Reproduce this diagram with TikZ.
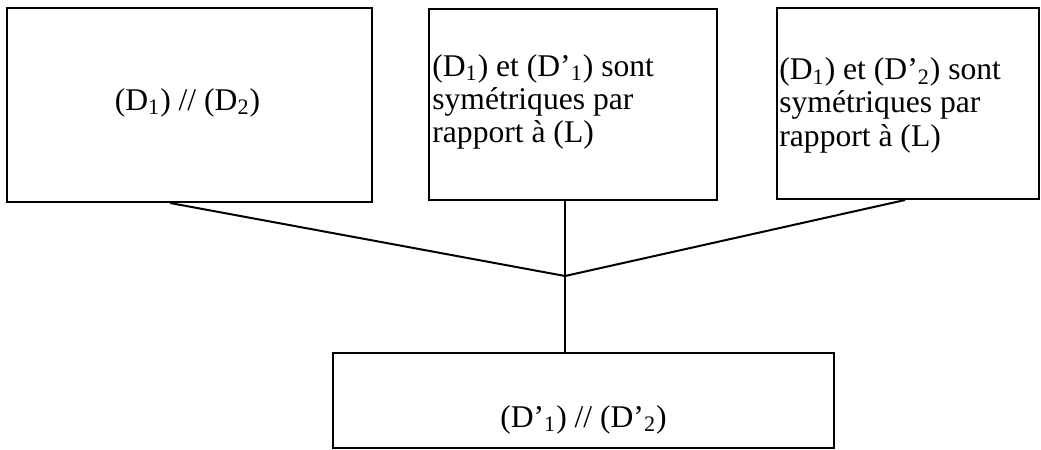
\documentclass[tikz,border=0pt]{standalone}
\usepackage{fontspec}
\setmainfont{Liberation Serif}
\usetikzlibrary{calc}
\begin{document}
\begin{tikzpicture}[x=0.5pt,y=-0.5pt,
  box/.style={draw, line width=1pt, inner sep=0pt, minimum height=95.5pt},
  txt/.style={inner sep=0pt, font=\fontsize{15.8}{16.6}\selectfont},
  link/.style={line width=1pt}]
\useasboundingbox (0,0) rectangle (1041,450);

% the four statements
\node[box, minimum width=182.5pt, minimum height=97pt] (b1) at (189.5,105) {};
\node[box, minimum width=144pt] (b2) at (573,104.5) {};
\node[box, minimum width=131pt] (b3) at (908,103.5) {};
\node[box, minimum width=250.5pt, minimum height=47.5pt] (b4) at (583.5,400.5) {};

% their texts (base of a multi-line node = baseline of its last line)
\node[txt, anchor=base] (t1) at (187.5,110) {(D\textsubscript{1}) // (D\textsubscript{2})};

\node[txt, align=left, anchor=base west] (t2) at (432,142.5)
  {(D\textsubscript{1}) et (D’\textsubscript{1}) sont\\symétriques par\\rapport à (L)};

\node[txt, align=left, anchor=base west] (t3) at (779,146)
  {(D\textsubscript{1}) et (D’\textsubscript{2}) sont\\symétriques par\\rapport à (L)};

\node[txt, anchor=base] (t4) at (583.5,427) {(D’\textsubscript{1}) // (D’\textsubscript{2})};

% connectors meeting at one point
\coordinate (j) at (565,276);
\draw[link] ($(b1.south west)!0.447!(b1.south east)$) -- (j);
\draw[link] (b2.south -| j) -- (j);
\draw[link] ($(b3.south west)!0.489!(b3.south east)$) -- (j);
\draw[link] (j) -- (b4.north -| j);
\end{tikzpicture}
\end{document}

### Do this
Copy the data word for word. Pictures do not go in the copy.

### Response to the task
Reproduce this diagram with TikZ.
\documentclass[tikz,border=0pt]{standalone}
\usepackage{fontspec}
\setmainfont{Liberation Serif}
\usetikzlibrary{calc}
\begin{document}
\begin{tikzpicture}[x=0.5pt,y=-0.5pt,
  box/.style={draw, line width=1pt, inner sep=0pt, minimum height=95.5pt},
  txt/.style={inner sep=0pt, font=\fontsize{15.8}{16.6}\selectfont},
  link/.style={line width=1pt}]
\useasboundingbox (0,0) rectangle (1041,450);

% the four statements
\node[box, minimum width=182.5pt, minimum height=97pt] (b1) at (189.5,105) {};
\node[box, minimum width=144pt] (b2) at (573,104.5) {};
\node[box, minimum width=131pt] (b3) at (908,103.5) {};
\node[box, minimum width=250.5pt, minimum height=47.5pt] (b4) at (583.5,400.5) {};

% their texts (base of a multi-line node = baseline of its last line)
\node[txt, anchor=base] (t1) at (187.5,110) {(D\textsubscript{1}) // (D\textsubscript{2})};

\node[txt, align=left, anchor=base west] (t2) at (432,142.5)
  {(D\textsubscript{1}) et (D’\textsubscript{1}) sont\\symétriques par\\rapport à (L)};

\node[txt, align=left, anchor=base west] (t3) at (779,146)
  {(D\textsubscript{1}) et (D’\textsubscript{2}) sont\\symétriques par\\rapport à (L)};

\node[txt, anchor=base] (t4) at (583.5,427) {(D’\textsubscript{1}) // (D’\textsubscript{2})};

% connectors meeting at one point
\coordinate (j) at (565,276);
\draw[link] ($(b1.south west)!0.447!(b1.south east)$) -- (j);
\draw[link] (b2.south -| j) -- (j);
\draw[link] ($(b3.south west)!0.489!(b3.south east)$) -- (j);
\draw[link] (j) -- (b4.north -| j);
\end{tikzpicture}
\end{document}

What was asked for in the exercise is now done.